The "forced stop" was for not wearing a seat belt. The conclusion of the en banc majority was that "armed" always means "armed and dangerous" or at least it does so in a motor vehicle. The government's position was that, outside of a motor vehicle, carrying a weapon (concealed or openly) where it is legal to carry a weapon does not constitute reasonable suspicion under Terry v. Ohio.
By the way, Robinson was frisked outside of the motor vehicle and one of the police officers had already drawn his handgun out of the holster which may be a significant factors if the cert petition is granted. Another significant factor might be that this was a pretextual stop over an infraction.

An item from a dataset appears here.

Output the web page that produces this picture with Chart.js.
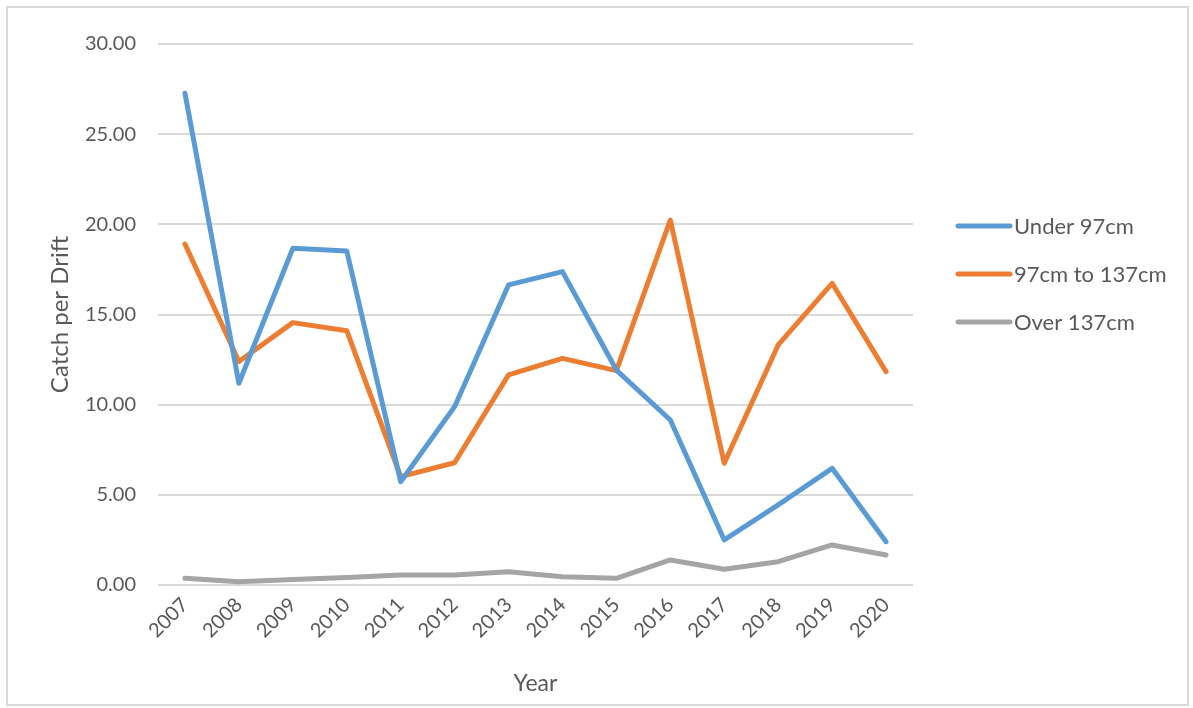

Many of you know of my opposition to concealed carry but this is not a Second Amendment question, it is a Fourth Amendment question which the en banc majority got very wrong, in my opinion.
On April 7th, the lawyer for Robinson filed a request to extend the deadline for filing his cert petition. These requests are usually granted and I don't think this case will be an exception.
The briefs, oral arguments, and en banc decision are at my website here.
I will post the cert stage briefs as they become available. I have no doubt that when the cert petition is filed, SCOTUSblog will create a case page as well.